### Exercise description
Copy every line from the data below in which the string "LaTeX" can be found.

Source code of charts
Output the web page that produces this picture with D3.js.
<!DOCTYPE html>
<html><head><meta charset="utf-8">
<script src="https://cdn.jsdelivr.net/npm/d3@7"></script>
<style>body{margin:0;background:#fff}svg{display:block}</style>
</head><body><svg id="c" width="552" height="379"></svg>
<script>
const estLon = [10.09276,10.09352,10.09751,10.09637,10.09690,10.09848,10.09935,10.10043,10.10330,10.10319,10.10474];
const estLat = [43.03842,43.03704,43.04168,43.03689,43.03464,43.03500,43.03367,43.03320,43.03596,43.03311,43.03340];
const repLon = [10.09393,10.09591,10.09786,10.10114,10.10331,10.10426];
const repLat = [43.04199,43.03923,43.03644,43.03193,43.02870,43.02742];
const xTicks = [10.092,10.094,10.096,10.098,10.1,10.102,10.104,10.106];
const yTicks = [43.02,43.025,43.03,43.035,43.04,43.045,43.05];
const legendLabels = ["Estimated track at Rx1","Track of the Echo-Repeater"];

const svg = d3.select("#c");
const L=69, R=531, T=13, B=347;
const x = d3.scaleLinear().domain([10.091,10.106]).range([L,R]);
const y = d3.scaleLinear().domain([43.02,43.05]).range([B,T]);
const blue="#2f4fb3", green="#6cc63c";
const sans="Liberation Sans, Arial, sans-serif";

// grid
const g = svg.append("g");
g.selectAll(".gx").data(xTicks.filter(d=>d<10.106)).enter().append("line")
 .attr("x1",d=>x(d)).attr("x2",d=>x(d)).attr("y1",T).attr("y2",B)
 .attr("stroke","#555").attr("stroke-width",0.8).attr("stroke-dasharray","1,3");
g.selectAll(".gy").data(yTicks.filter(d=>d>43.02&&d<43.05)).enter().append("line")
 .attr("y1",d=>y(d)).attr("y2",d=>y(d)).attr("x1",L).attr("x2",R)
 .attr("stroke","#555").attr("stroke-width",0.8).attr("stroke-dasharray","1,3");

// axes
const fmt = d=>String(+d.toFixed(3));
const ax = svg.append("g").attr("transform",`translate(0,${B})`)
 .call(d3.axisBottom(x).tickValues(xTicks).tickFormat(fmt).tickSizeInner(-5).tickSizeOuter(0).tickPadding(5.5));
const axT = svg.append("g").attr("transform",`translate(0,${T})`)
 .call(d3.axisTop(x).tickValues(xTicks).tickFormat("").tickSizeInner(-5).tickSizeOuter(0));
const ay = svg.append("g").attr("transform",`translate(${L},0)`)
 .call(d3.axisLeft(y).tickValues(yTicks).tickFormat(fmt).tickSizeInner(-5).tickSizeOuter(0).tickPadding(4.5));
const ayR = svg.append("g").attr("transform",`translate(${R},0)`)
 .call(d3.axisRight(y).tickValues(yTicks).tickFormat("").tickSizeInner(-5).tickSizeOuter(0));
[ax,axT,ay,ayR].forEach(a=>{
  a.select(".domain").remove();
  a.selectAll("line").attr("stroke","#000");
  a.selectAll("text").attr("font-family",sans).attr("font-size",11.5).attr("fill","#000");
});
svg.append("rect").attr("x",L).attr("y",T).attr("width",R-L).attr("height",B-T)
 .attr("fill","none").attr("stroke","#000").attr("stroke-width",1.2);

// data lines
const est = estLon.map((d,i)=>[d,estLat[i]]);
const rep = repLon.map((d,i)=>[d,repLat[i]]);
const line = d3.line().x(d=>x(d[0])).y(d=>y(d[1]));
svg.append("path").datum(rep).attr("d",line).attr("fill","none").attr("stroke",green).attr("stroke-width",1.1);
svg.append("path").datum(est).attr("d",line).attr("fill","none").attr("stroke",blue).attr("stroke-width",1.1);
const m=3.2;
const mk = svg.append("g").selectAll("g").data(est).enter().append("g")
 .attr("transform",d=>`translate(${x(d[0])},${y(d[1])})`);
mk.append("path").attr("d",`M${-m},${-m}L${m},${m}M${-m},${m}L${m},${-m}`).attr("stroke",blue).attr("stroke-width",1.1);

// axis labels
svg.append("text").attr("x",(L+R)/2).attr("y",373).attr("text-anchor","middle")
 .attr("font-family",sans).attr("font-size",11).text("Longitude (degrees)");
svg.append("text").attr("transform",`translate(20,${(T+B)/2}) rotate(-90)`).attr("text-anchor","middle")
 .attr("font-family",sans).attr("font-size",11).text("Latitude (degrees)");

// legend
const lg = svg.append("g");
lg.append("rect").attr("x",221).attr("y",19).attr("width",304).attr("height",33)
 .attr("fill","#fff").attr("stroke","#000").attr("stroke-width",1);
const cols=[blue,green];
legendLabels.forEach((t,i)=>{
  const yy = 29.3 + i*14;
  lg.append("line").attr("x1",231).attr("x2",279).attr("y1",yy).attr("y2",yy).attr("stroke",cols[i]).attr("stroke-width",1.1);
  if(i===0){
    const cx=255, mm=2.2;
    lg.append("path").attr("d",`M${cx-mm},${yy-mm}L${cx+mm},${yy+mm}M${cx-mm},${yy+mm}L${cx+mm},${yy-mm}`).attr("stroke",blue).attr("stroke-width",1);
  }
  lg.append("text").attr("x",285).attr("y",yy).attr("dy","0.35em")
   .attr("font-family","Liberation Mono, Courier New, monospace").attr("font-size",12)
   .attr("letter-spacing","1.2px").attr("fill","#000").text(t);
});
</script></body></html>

--

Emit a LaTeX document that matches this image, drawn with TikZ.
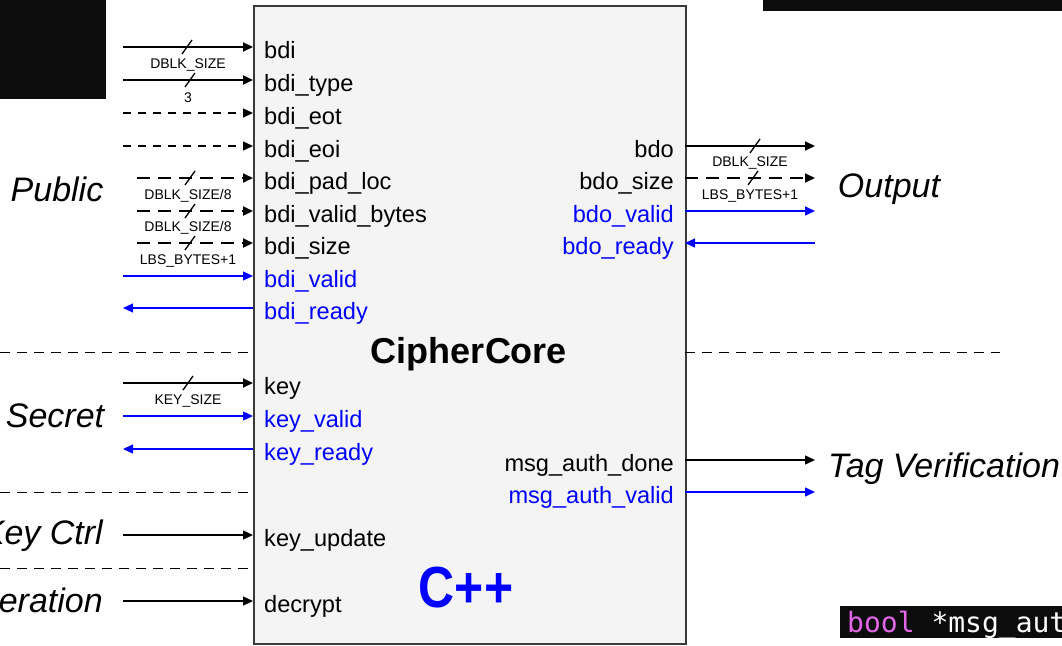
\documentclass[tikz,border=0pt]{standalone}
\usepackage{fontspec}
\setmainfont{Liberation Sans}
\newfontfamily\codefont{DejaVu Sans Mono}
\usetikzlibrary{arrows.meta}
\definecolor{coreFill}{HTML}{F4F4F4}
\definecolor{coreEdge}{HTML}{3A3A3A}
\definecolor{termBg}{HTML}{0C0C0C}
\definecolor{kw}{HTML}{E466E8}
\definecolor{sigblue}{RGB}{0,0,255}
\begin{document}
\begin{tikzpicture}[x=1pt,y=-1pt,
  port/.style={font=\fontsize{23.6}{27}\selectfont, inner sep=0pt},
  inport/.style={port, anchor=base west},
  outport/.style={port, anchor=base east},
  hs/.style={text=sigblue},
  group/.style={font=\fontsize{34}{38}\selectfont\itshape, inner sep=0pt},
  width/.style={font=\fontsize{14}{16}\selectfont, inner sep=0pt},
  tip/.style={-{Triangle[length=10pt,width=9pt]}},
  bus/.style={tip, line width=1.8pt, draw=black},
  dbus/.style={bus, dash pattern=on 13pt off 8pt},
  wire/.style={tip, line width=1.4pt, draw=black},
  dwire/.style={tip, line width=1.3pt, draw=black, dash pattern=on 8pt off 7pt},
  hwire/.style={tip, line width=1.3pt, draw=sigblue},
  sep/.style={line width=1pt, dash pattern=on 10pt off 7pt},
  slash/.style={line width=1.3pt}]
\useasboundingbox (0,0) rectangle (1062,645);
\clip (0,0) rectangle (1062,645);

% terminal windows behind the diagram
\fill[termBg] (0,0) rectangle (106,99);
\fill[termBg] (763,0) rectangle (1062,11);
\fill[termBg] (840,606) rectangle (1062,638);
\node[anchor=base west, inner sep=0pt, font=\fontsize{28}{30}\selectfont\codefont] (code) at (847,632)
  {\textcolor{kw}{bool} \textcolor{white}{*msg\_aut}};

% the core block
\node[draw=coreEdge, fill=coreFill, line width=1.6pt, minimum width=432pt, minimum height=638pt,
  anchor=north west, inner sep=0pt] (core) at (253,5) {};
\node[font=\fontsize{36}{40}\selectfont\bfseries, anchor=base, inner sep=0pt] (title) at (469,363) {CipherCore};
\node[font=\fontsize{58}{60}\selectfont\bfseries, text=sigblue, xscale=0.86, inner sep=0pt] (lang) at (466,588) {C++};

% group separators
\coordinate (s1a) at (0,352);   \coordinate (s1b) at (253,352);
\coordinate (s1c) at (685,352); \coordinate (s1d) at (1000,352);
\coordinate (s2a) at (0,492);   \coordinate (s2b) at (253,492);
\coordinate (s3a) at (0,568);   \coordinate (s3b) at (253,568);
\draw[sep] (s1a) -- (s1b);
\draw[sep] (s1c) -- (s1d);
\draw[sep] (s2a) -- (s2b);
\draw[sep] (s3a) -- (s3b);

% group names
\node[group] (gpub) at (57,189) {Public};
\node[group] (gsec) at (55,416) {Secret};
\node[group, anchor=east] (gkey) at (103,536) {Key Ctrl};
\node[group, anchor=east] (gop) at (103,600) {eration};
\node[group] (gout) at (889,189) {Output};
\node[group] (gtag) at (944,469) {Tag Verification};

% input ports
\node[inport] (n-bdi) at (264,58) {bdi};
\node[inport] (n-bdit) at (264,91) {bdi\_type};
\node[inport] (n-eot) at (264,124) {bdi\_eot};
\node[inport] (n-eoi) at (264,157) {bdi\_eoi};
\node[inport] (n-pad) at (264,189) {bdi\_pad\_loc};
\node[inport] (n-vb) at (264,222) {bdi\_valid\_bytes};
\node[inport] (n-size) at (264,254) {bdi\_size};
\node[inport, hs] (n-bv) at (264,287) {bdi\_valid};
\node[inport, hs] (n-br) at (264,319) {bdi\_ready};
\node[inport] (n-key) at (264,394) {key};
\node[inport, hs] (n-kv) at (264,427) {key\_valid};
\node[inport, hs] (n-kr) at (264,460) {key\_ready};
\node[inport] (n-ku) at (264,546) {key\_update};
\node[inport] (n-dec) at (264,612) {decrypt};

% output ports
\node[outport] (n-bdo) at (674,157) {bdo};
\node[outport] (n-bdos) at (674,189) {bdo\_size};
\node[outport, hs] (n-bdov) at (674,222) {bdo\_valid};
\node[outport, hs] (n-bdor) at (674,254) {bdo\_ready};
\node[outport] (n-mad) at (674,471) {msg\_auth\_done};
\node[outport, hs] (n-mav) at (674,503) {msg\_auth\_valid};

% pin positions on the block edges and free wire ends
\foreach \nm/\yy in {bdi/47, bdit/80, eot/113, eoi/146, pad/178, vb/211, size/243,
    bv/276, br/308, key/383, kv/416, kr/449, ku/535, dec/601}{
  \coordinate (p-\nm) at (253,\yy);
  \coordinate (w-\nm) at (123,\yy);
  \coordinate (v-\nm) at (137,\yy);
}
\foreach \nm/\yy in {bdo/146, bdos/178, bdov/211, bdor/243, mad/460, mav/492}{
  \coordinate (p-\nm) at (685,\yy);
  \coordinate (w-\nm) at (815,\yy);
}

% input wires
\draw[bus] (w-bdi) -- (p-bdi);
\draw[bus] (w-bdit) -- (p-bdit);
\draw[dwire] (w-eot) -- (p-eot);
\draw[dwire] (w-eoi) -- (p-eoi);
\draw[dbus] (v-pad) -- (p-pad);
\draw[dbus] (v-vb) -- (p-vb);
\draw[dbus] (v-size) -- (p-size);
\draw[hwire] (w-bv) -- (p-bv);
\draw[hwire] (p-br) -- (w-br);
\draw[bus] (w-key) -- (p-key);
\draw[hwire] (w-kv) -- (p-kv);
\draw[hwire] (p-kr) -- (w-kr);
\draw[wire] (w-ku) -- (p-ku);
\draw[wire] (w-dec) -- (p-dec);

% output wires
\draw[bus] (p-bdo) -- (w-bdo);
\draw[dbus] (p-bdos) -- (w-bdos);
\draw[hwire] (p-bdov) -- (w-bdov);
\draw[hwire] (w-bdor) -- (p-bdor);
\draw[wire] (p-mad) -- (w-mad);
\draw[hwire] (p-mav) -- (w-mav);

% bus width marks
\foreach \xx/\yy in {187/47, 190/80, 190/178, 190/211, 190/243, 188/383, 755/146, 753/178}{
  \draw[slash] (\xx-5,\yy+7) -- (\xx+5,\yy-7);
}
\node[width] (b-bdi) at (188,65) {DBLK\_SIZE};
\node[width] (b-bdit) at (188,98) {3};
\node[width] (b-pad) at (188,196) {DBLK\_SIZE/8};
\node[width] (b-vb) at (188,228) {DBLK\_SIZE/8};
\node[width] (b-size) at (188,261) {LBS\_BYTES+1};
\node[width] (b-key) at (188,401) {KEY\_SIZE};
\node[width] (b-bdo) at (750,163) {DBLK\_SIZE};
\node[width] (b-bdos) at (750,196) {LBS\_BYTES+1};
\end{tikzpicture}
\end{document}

---

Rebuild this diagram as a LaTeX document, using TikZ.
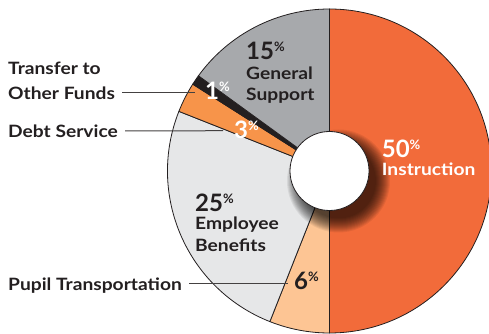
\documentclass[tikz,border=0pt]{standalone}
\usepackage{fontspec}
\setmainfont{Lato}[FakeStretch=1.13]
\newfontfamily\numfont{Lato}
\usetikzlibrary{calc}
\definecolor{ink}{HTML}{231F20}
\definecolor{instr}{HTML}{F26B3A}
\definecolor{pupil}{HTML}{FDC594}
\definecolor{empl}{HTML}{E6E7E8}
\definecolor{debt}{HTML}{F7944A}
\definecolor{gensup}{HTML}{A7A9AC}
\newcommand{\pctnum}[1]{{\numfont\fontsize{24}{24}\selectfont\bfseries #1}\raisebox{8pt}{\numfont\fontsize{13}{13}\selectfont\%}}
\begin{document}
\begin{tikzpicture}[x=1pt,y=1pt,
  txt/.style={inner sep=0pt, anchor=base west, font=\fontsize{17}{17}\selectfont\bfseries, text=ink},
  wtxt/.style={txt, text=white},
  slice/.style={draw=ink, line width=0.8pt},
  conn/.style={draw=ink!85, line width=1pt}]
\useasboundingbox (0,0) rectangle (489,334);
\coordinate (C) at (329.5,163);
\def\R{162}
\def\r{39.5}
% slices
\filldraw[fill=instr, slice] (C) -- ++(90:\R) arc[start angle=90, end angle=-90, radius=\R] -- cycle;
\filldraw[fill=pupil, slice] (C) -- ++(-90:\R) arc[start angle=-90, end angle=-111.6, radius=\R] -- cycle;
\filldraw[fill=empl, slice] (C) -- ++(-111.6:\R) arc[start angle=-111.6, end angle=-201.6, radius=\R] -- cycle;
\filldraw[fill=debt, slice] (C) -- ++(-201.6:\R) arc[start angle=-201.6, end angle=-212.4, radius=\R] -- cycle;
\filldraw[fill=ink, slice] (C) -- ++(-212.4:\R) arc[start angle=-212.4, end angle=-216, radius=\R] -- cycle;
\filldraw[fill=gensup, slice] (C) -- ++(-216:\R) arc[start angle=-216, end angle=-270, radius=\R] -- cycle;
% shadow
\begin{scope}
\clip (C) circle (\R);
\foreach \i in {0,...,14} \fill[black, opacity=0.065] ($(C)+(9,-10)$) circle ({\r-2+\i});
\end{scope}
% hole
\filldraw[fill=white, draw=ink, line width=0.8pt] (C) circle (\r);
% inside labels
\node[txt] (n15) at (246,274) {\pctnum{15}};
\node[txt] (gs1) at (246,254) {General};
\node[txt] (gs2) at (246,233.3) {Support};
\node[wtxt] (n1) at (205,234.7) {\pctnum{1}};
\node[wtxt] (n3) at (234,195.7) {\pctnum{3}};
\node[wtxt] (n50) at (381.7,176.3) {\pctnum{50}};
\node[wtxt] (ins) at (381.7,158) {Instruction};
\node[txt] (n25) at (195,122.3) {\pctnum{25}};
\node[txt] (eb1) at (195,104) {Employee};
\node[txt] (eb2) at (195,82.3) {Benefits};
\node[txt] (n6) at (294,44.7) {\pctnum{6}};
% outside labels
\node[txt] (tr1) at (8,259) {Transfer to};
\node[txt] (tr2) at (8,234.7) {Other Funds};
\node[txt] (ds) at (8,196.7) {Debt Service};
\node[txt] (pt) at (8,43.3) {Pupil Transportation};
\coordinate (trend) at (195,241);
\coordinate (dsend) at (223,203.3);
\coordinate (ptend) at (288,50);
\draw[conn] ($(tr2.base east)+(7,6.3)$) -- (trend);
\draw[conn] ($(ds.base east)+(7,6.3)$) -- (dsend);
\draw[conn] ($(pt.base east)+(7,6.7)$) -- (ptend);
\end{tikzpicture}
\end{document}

### Task solution
Emit a LaTeX document that matches this image, drawn with TikZ.
Rebuild this diagram as a LaTeX document, using TikZ.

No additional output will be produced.